Contoh lainnya adalah gaya ceramah ustadz Maulana misalnya. Justru yang membuat beliau terkenal salah satunya karena cara penyampaian beliau yang unik. Para pendengar dibuat tidak saja mendapatkan ilmu, tetapi juga mendapatkan hiburan. Begitupun dengan Ustadz Abdul Somad yang sekarang sedang “naik daun”. Kemampuan beliau dalam menguasai kitab-kitab, hafalan yang luar biasa dan cara komunikasi yang hebat, tidak terlepas dari guyonan yang beliau selipkan. Terkadang guyonan tersebut berisikan kritik halus kepada umat.

Kembali pada stand up comedy. Saya memiliki harapan besar kepada dunia stand up comedy ini. Saya memimpikan bahwa stand up comedy akan menjelma menjadi hiburan yang cerdas dan berkualitas bagi rakyat Indonesia. Tak sekadar berisi bualan yang bersifat imajinatif, tetapi juga berdasarkan fakta, yang dalam hal ini dapat berupa sindiran kepada masyarakat ataupun pihak penyelenggara negara. Tentu hal itu sah-sah saja dilakukan. Malahan sindiran dengan jalur ini bisa dikatakan sebagai sindiran terbaik karena disampaikan dengan bahasa yang “halus” dan menjadi hiburan tersendiri bagi masyarakat.

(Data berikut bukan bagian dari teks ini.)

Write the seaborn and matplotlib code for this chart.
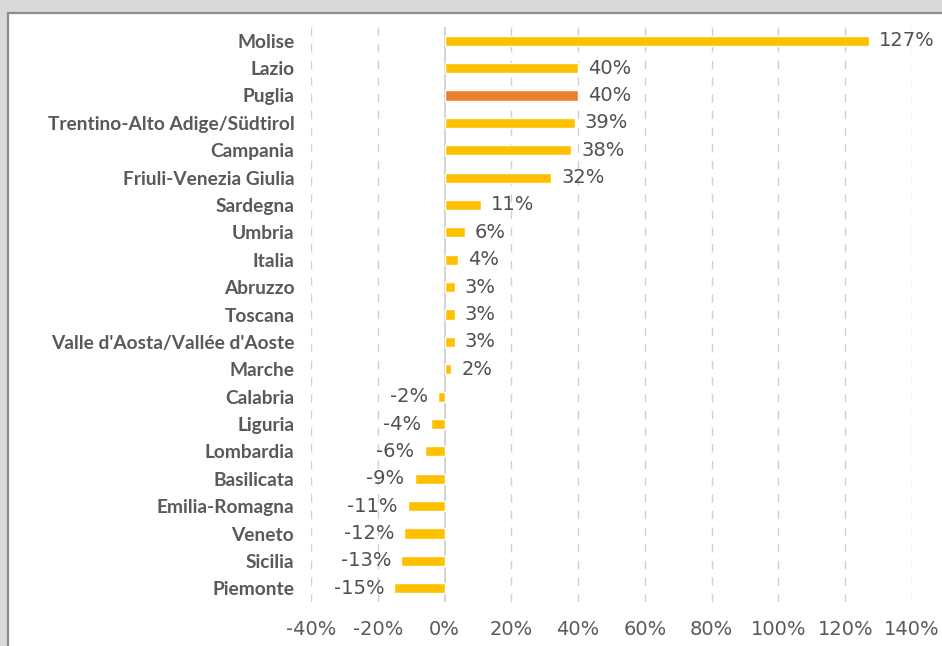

Terakhir, masyarakat Indonesia harus tetap merasa bahagia hidup di negara ini. Harus kita akui bahwa masalah negeri ini semakin banyak yang itu bisa menjadi beban fikiran. Karena itu rakyat Indonesia sangat memerlukan hiburan agar tidak “gila” dengan situasi yang sekarang ini. Masalah yang ada sesekali juga harus ditertawakan dan itu bisa didapatkan karena stand up comedy. Wallahu a’lam bisshawab.

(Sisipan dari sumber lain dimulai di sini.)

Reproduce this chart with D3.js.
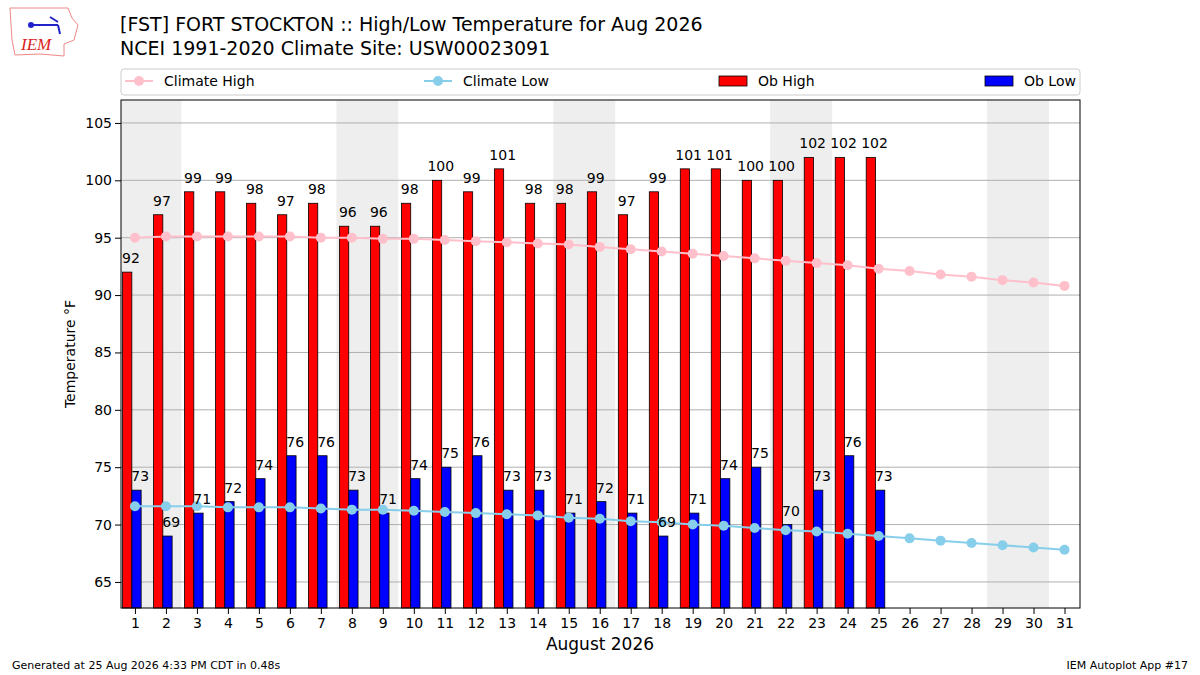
<!DOCTYPE html>
<html><head><meta charset="utf-8">
<script src="https://cdn.jsdelivr.net/npm/d3@7"></script>
<style>body{margin:0;background:#fff}svg{font-family:"DejaVu Sans",sans-serif}</style>
</head><body><svg id="c" width="1200" height="675"></svg>
<script>
const days = d3.range(1, 32);
const obHigh = [92,97,99,99,98,97,98,96,96,98,100,99,101,98,98,99,97,99,101,101,100,100,102,102,102];
const obLow = [73,69,71,72,74,76,76,73,71,74,75,76,73,73,71,72,71,69,71,74,75,70,73,76,73];
const climHigh = [95.0,95.1,95.1,95.1,95.1,95.1,95.0,95.0,94.9,94.9,94.8,94.7,94.6,94.5,94.4,94.2,94.0,93.8,93.6,93.4,93.2,93.0,92.8,92.6,92.3,92.1,91.8,91.6,91.3,91.1,90.8];
const climLow = [71.6,71.6,71.6,71.5,71.5,71.5,71.4,71.3,71.3,71.2,71.1,71.0,70.9,70.8,70.6,70.5,70.3,70.2,70.0,69.9,69.7,69.5,69.4,69.2,69.0,68.8,68.6,68.4,68.2,68.0,67.8];
const weekends = [[1,2],[8,9],[15,16],[22,23],[29,30]];
const yTicks = [65,70,75,80,85,90,95,100,105];

const svg = d3.select("#c");
const L=121,R=1080,T=100,B=608;
const x = d3.scaleLinear().domain([0.55,31.5]).range([L,R]);
const y = d3.scaleLinear().domain([62.73,107]).range([B,T]);
const bw = x(0.3)-x(0);

svg.selectAll(".wk").data(weekends).join("rect")
 .attr("x",d=>Math.max(L,x(d[0]-0.5))).attr("y",T)
 .attr("width",d=>x(d[1]+0.5)-Math.max(L,x(d[0]-0.5))).attr("height",B-T).attr("fill","#eeeeee");
svg.selectAll(".g").data(yTicks).join("line").attr("x1",L).attr("x2",R)
 .attr("y1",d=>y(d)).attr("y2",d=>y(d)).attr("stroke","#b0b0b0").attr("stroke-width",1);

const hi = obHigh.map((v,i)=>({d:i+1,v})), lo = obLow.map((v,i)=>({d:i+1,v}));
svg.selectAll(".hb").data(hi).join("rect").attr("x",d=>x(d.d-0.4)).attr("width",bw)
 .attr("y",d=>y(d.v)).attr("height",d=>B-y(d.v)).attr("fill","red").attr("stroke","#000").attr("stroke-width",0.8);
svg.selectAll(".lb").data(lo).join("rect").attr("x",d=>x(d.d-0.1)).attr("width",bw)
 .attr("y",d=>y(d.v)).attr("height",d=>B-y(d.v)).attr("fill","blue").attr("stroke","#000").attr("stroke-width",0.8);

function line(arr,col){
  const pts = arr.map((v,i)=>({d:i+1,v}));
  svg.append("path").datum(pts).attr("fill","none").attr("stroke",col).attr("stroke-width",2)
   .attr("d",d3.line().x(d=>x(d.d)).y(d=>y(d.v)));
  svg.selectAll(null).data(pts).join("circle").attr("cx",d=>x(d.d)).attr("cy",d=>y(d.v)).attr("r",5).attr("fill",col);
}
line(climHigh,"pink"); line(climLow,"skyblue");

svg.selectAll(".hl").data(hi).join("text").attr("x",d=>x(d.d-0.13)).attr("y",d=>y(d.v)-9)
 .attr("text-anchor","middle").attr("font-size",14).text(d=>d.v);
svg.selectAll(".ll").data(lo).join("text").attr("x",d=>x(d.d+0.17)).attr("y",d=>y(d.v)-9)
 .attr("text-anchor","middle").attr("font-size",14).text(d=>d.v);

const ax = svg.append("g").attr("transform",`translate(0,${B})`)
 .call(d3.axisBottom(x).tickValues(days).tickFormat(d3.format("d")).tickSizeOuter(0));
ax.select(".domain").remove();
ax.selectAll("text").attr("font-size",14).attr("font-family","DejaVu Sans").attr("fill","#000").attr("dy","0.75em");
const ay = svg.append("g").attr("transform",`translate(${L},0)`)
 .call(d3.axisLeft(y).tickValues(yTicks).tickSizeOuter(0));
ay.select(".domain").remove();
ay.selectAll("text").attr("font-size",14).attr("font-family","DejaVu Sans").attr("fill","#000");
svg.append("rect").attr("x",L).attr("y",T).attr("width",R-L).attr("height",B-T).attr("fill","none").attr("stroke","#000");

svg.append("text").attr("x",600).attr("y",650).attr("text-anchor","middle").attr("font-size",17).text("August 2026");
svg.append("text").attr("transform","translate(75,354) rotate(-90)").attr("text-anchor","middle").attr("font-size",14).text("Temperature °F");

svg.append("text").attr("x",120).attr("y",31).attr("font-size",19).text("[FST] FORT STOCKTON :: High/Low Temperature for Aug 2026");
svg.append("text").attr("x",120).attr("y",55).attr("font-size",19).text("NCEI 1991-2020 Climate Site: USW00023091");
svg.append("text").attr("x",12).attr("y",669).attr("font-size",11).text("Generated at 25 Aug 2026 4:33 PM CDT in 0.48s");
svg.append("text").attr("x",1188).attr("y",669).attr("text-anchor","end").attr("font-size",11).text("IEM Autoplot App #17");

svg.append("rect").attr("x",121).attr("y",69).attr("width",959).attr("height",26).attr("rx",3).attr("fill","#fff").attr("stroke","#ccc");
const lg = [{t:"Climate High",c:"pink",x:125,k:"l"},{t:"Climate Low",c:"skyblue",x:424,k:"l"},{t:"Ob High",c:"red",x:719,k:"b"},{t:"Ob Low",c:"blue",x:985,k:"b"}];
lg.forEach(d=>{
  if(d.k==="l"){
    svg.append("line").attr("x1",d.x).attr("x2",d.x+28).attr("y1",81).attr("y2",81).attr("stroke",d.c).attr("stroke-width",2);
    svg.append("circle").attr("cx",d.x+14).attr("cy",81).attr("r",5).attr("fill",d.c);
  } else {
    svg.append("rect").attr("x",d.x).attr("y",76).attr("width",28).attr("height",10).attr("fill",d.c).attr("stroke","#000").attr("stroke-width",0.8);
  }
  svg.append("text").attr("x",d.x+39).attr("y",86).attr("font-size",14).text(d.t);
});

const lgG = svg.append("g");
lgG.append("path").attr("d","M10,8 L68,8 L72,18 L78,25 L74,40 L64,44 L64,56 L40,54 L15,55 L12,40 Z").attr("fill","none").attr("stroke","#e88").attr("stroke-width",1);
lgG.append("text").attr("x",21).attr("y",50).attr("font-size",17).attr("font-style","italic").attr("font-family","Liberation Serif").attr("fill","#d22").text("IEM");
lgG.append("path").attr("d","M30,25 L58,25 M50,17 L58,22 M58,25 L60,34").attr("stroke","#22c").attr("stroke-width",2).attr("fill","none");
lgG.append("circle").attr("cx",31).attr("cy",25).attr("r",3).attr("fill","#22c");
</script></body></html>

*Seorang komika yang masih muda dengan peci hitamnya naik ke atas panggung. Matanya menyapu semua penonton. Setelah membuka dengan salam, ia memulai aksinya.

“Beberapa hari yang lalu gue dengar katanya ada menteri yang pengen menertibkan para ustadz yang kebanyakan melucu. Yaelah, dalam hati gue berfikir, emang salahnya dimana?. Emang kalau ustadz melucu apakah tiba-tiba inflasi jadi naik, utang luar negeri bertambah atau investasi asing berkurang? Gak kaya gitukan?. Tapi ya sudahlah. Gue gak mau lanjutin takut dicyduk. Satu hal yang pengen gue sampaikan adalah, Rakyat Indonesia harus tetap tertawa sebelum tertawa itu dilarang Menteri Agama. Merdeka. Hahayy” (sambil lari-lari kecil).